68) What is the Neural Tangent Kernel?
69) How does neural style transfer work?
70) What is a CycleGAN?
71) It is said that low layers of a CNN act like Gabor filters and edge detectors, while high layers pick up semantic content. How do we know this?
72) What is the binary cross entropy loss? Why do we prefer it over a 0-1 loss?
73) What are some common loss functions and metrics used in segmentation?
74) What does it mean to have a well-calibrated neural network?
75) What are some methods for calibrating deep classifiers?
76) What is stochastic gradient descent? Why do we minus gradients rather than add them when training a neural network?

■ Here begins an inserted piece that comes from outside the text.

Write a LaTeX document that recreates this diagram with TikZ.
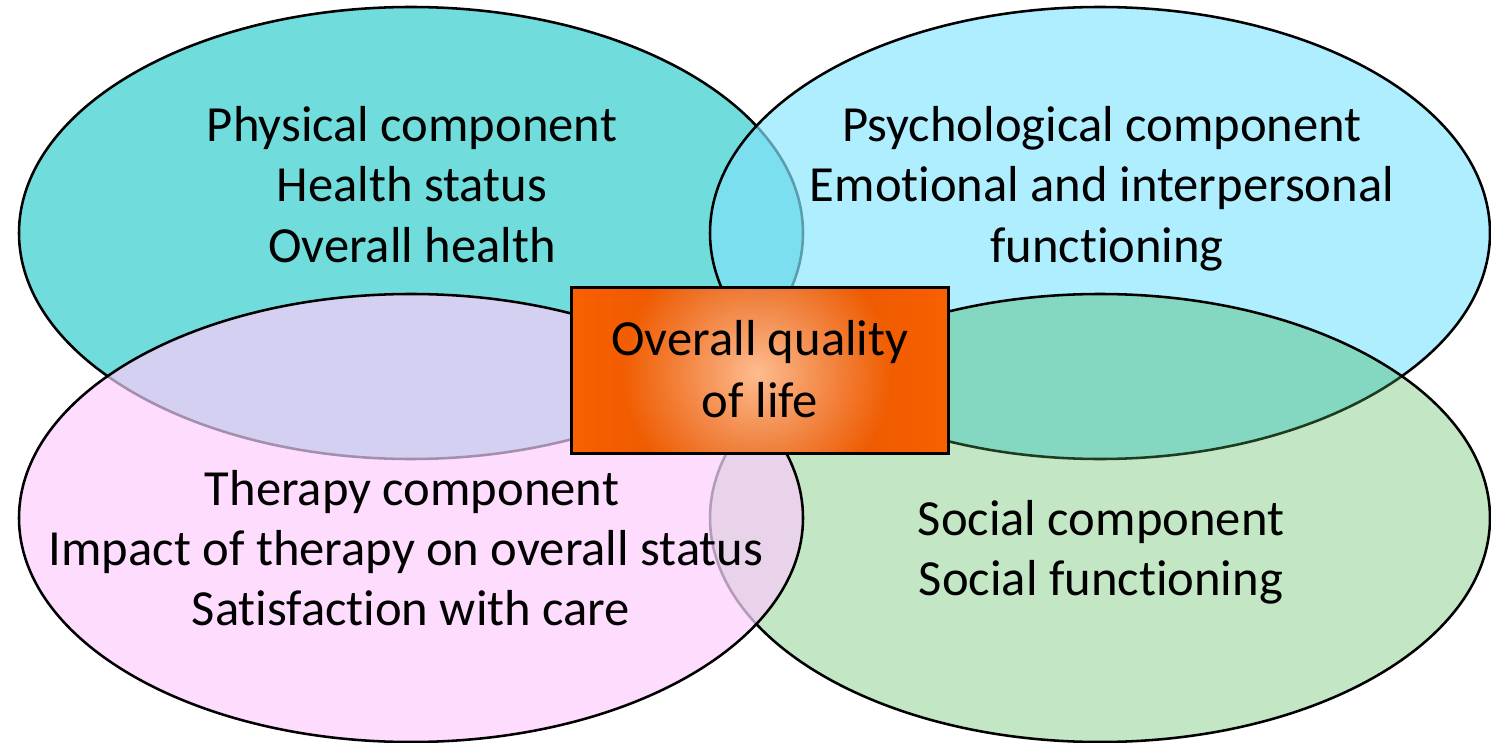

77) What is the vanishing / exploding gradients problem, and how do we deal with it?
78) What is backpropagation? Can you name some alternatives to backpropagation for training a neural network?
79) How does the Adam optimizer work?
80) What are some caveats to using Adam?
81) How do we calculate Hessian vector products efficiently?
82) What is Newton’s method for optimization?
83) What is the conjugate gradient method?
84) What is an eigenvector? Principal components are eigenvectors of what matrix?
85) What is the spectral theorem?
86) What is the rank of a matrix? What does low-rank matrix factorization refer to?
87) What is the condition number of a matrix? What is a well-conditioned matrix?
88) What is Jensen’s inequality? What is nice about a convex loss function?
89) What is power iteration? Can you give examples of power iteration used in deep learning?
90) What is a Relation Network?
91) What is a Deep Set?
92) What are some deep learning methods for learning to rank?
93) What is a Lipschitz function? Are deep networks Lipschitz?
94) What is domain adversarial training / confusion loss?
95) What is rejection sampling and inverse transform sampling? Why might they be inefficient?
96) How do we uniformly sample from the surface of an L2 sphere? What about from its interior?
97) What is importance sampling?
98) What are methods to train quantized neural networks?
99) What are methods to do unsupervised/self-supervised learning in preparation for a downstream computer vision task other than pre-training on ImageNet?
100) What is co-training? What is self-training?